EXERCISE INSTRUCTIONS> Leaving the pictures out, print the lines from the first line of the listing through the line containing "(7,4) -- (7,520);", exactly as they read, and no others.

— Start of SOURCE RECORDS —

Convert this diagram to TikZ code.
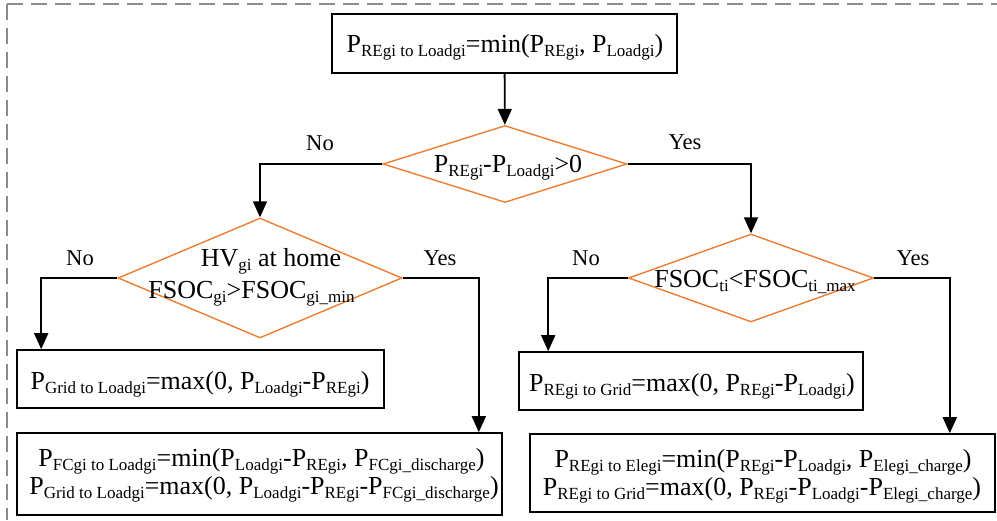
\documentclass[tikz,border=0pt]{standalone}
\usepackage{fontspec}
\setmainfont{Liberation Serif}
\usetikzlibrary{arrows.meta,shapes.geometric}

\definecolor{decisionline}{RGB}{237,125,49}
\definecolor{framegray}{RGB}{140,140,140}

% lowered, smaller index text
\newcommand\sbs[1]{\raisebox{-4.5pt}{\fontsize{17}{17}\selectfont #1}}
\newcommand\mainsize{\fontsize{26}{26}\selectfont}
\newcommand\labelsize{\fontsize{22.6}{24}\selectfont}

\begin{document}
\begin{tikzpicture}[x=1pt,y=-1pt,
  box/.style={draw=black, line width=1.6pt, rectangle, inner sep=0pt},
  dia/.style={draw=decisionline, line width=1.4pt, diamond, inner sep=0pt},
  txt/.style={inner sep=0pt, anchor=base, font=\mainsize},
  lbl/.style={inner sep=0pt, anchor=base, font=\labelsize},
  arr/.style={draw=black, line width=1.8pt, -{Triangle[length=16pt,width=14pt]}},
  frameline/.style={draw=framegray, line width=2pt, dash pattern=on 16pt off 8pt}
]
\useasboundingbox (0,0) rectangle (997,520);

% dashed enclosure (top and left sides)
\draw[frameline] (7,4) -- (997,4);
\draw[frameline] (7,4) -- (7,520);

% process boxes
\node[box, minimum width=345pt, minimum height=59pt] (start) at (504.5,43.5) {};
\node[box, minimum width=367pt, minimum height=58pt] (gridload) at (200.5,379) {};
\node[box, minimum width=485pt, minimum height=82pt] (fcload) at (259.5,474) {};
\node[box, minimum width=344pt, minimum height=58pt] (regrid) at (691,381) {};
\node[box, minimum width=465pt, minimum height=78pt] (recharge) at (762.5,473) {};

% decisions
\node[dia, minimum width=244pt, minimum height=77pt] (surplus) at (505,164) {};
\node[dia, minimum width=284pt, minimum height=120pt] (hvhome) at (260,278) {};
\node[dia, minimum width=245pt, minimum height=88pt] (socmax) at (751,278) {};

% box texts
\node[txt] (tstart) at (505,52) {P\sbs{REgi to Loadgi}=min(P\sbs{REgi}, P\sbs{Loadgi})};
\node[txt] (tgridload) at (200,389) {P\sbs{Grid to Loadgi}=max(0, P\sbs{Loadgi}-P\sbs{REgi})};
\node[txt] (tfcloada) at (261.5,466) {P\sbs{FCgi to Loadgi}=min(P\sbs{Loadgi}-P\sbs{REgi}, P\sbs{FCgi\_discharge})};
\node[txt] (tfcloadb) at (264,494) {P\sbs{Grid to Loadgi}=max(0, P\sbs{Loadgi}-P\sbs{REgi}-P\sbs{FCgi\_discharge})};
\node[txt] (tregrid) at (692,391) {P\sbs{REgi to Grid}=max(0, P\sbs{REgi}-P\sbs{Loadgi})};
\node[txt] (trechargea) at (763,467) {P\sbs{REgi to Elegi}=min(P\sbs{REgi}-P\sbs{Loadgi}, P\sbs{Elegi\_charge})};
\node[txt] (trechargeb) at (762,495) {P\sbs{REgi to Grid}=max(0, P\sbs{REgi}-P\sbs{Loadgi}-P\sbs{Elegi\_charge})};

% decision texts
\node[txt] (tsurplus) at (508,172) {P\sbs{REgi}-P\sbs{Loadgi}>0};
\node[txt] (thvhomea) at (271,266) {HV\sbs{gi} at home};
\node[txt] (thvhomeb) at (251.5,298) {FSOC\sbs{gi}>FSOC\sbs{gi\_min}};
\node[txt] (tsocmax) at (755,287) {FSOC\sbs{ti}<FSOC\sbs{ti\_max}};

% branch labels
\node[lbl] (no1) at (320,150) {No};
\node[lbl] (yes1) at (685,149) {Yes};
\node[lbl] (no2) at (80,265) {No};
\node[lbl] (yes2) at (440,265) {Yes};
\node[lbl] (no3) at (586,265) {No};
\node[lbl] (yes3) at (913,265) {Yes};

% connectors
\draw[arr] (start) -- (surplus);
\draw[arr] (surplus.west) -| (hvhome.north);
\draw[arr] (surplus.east) -| (socmax.north);
\draw[arr] (hvhome.west) -| ([xshift=25pt]gridload.north west);
\draw[arr] (hvhome.east) -| ([xshift=-24pt]fcload.north east);
\draw[arr] (socmax.west) -| ([xshift=30pt]regrid.north west);
\draw[arr] (socmax.east) -| ([xshift=-46pt]recharge.north east);
\end{tikzpicture}
\end{document}
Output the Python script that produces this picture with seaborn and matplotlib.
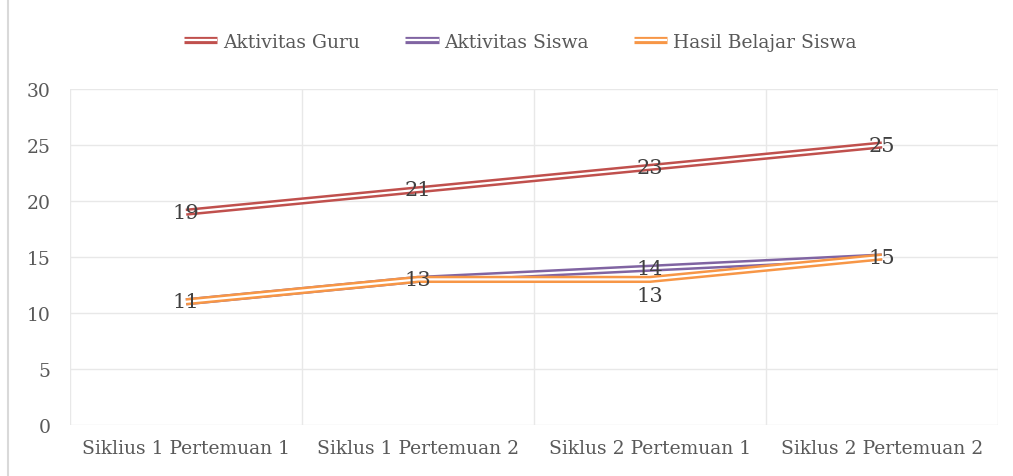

— End of SOURCE RECORDS —

CORRECT RESULT>
Convert this diagram to TikZ code.
\documentclass[tikz,border=0pt]{standalone}
\usepackage{fontspec}
\setmainfont{Liberation Serif}
\usetikzlibrary{arrows.meta,shapes.geometric}

\definecolor{decisionline}{RGB}{237,125,49}
\definecolor{framegray}{RGB}{140,140,140}

% lowered, smaller index text
\newcommand\sbs[1]{\raisebox{-4.5pt}{\fontsize{17}{17}\selectfont #1}}
\newcommand\mainsize{\fontsize{26}{26}\selectfont}
\newcommand\labelsize{\fontsize{22.6}{24}\selectfont}

\begin{document}
\begin{tikzpicture}[x=1pt,y=-1pt,
  box/.style={draw=black, line width=1.6pt, rectangle, inner sep=0pt},
  dia/.style={draw=decisionline, line width=1.4pt, diamond, inner sep=0pt},
  txt/.style={inner sep=0pt, anchor=base, font=\mainsize},
  lbl/.style={inner sep=0pt, anchor=base, font=\labelsize},
  arr/.style={draw=black, line width=1.8pt, -{Triangle[length=16pt,width=14pt]}},
  frameline/.style={draw=framegray, line width=2pt, dash pattern=on 16pt off 8pt}
]
\useasboundingbox (0,0) rectangle (997,520);

% dashed enclosure (top and left sides)
\draw[frameline] (7,4) -- (997,4);
\draw[frameline] (7,4) -- (7,520);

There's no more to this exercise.